In 2005 sind Echolyn praktisch wieder in der Ur-Besetzung zusammen: Christopher Buzby (im wesentlichen Tasten), Brett Kull (Gitarren, Gesang), Paul Ramsey (Schlagzeug), Ray Weston (im wesentlichen Gesang, aber auch mal Gitarre oder Tasten) und Thomas Hyatt (Bass). Alle singen auch schon mal bei den schönen Chören.

Echolyn sind eine erstaunliche Band: Vom locker-flockigen Happy-Prog des ersten Albums hat man sich bis "As The World" zu einer vertrackt agierenden Retro-Frickel-Combo entwickelt. Nach der Wiederauferstehung gab's zunächst eher straighten Melodic-Prog mit ein paar 'Alternative Rock'-Anleihen und dann schliesslich das Mammutwerk "Mei", welches so ganz und gar untypisch für die Band der kurzen, prägnanten Songs daherkam.

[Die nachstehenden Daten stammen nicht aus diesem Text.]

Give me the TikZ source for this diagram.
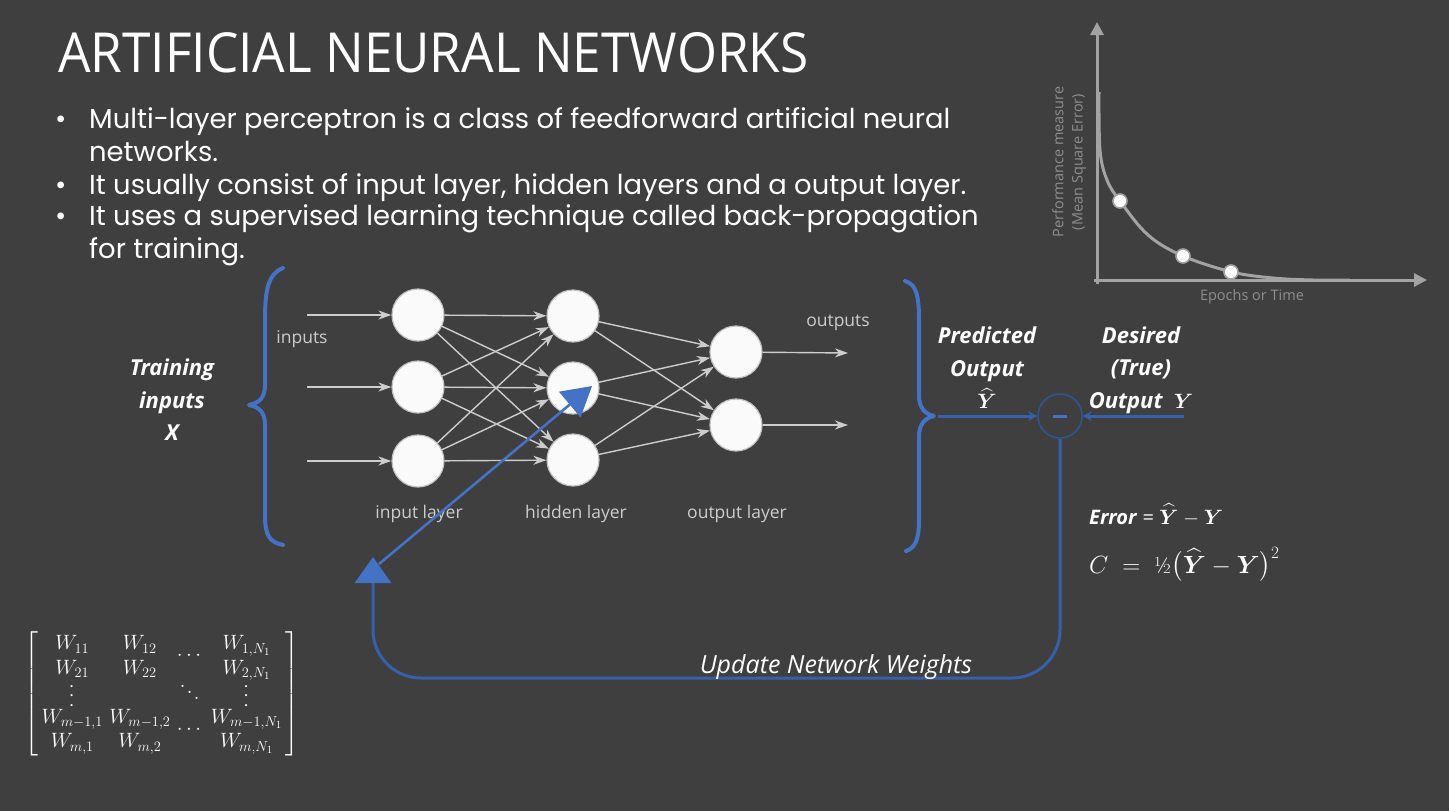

Bei all diesen Entwicklungen ist Echolyn der Prototyp einer Gruppe, die immer irgendwie nach sich selbst klingt, aber sich dabei eben nicht ständig selbst reproduziert. Eine organische Evolution sozusagen, die die Fans mitnimmt, aber doch auch immer wieder spannendes Neues bietet.

"The End Is Beautiful" treibt diese Entwicklungs-Evolution irgendwie auf die Spitze. Hier hören wir typische Echolyn-Klänge und doch ist alles anders. "Retroprog" habe ich als Kategorie gewählt, als ich das Album im Redaktionssystem erfasst habe. Aber je öfter ich das Album höre, desto zweifelhafter finde ich diese Einstufung. Allerdings weiss ich auch keine bessere. Echolyn sind musikalisch ungreifbarer denn je.

Es gibt immer noch diesen Unterbau an Melodielinien, Songstrukturen, Kompositionen, die an die Wurzeln im klassischen Prog gemahnen. Und witzigerweise ist es ausgerechnet Keyboarder Buzby, sonst als Quietsch-Meister verschrien, der durch seine seit "Cowboy Poems Free" noch gewachsene Begeisterung für analoge Synthie-Sounds, Klavier und Hammond-Orgel, diesen Eindruck noch verstärkt. Andrerseits klingt das Album ungeheuer modern. Die rockigen, zuweilen schrägen Gitarrenlinien, das vordergründig unspektakuläre, aber ungemein lässige Drumming, der profunde Bass, alles das klingt für mich überhaupt nicht mehr retro, sondern wie moderner, komplexer melodischer Rock. Dazu kommen sparsame, aber effektive elektronische Effekte, vor allem bei diversen Song-Einstiegen. Das geht soweit, dass "Lovesick Morning" zunächst wie ein waschechter New Artrock-Song beginnt. Zumindest dieser Anfang wäre auch auf einem Porcupine Tree-Album nicht aufgefallen.

Ungewöhnlichste Klangerweiterung sind allerdings die Bläser, die auf drei Titeln die Soundfülle nochmal deutlich erweitern. Die Gäste Mark Gallagher, Erik Apelt und Phil Kaufman bedienen Saxophon, Trompete und Posaune. Im Zusammenspiel mit einem ungemein angejazzten Piano und röhrender Hammond liefern die toll arrangierten Bläser ein wohliges Jazz-Rock-Feeling. So erinnert mich "Heavy Blue Miles" gelegentlich an After Cryings "Show". Und bei "So Ready" liefert Buzby am Clavinet (schätze ich zumindest mal) noch tolle Funky-Linien ab, die einen absolut frechen Groove verbreiten.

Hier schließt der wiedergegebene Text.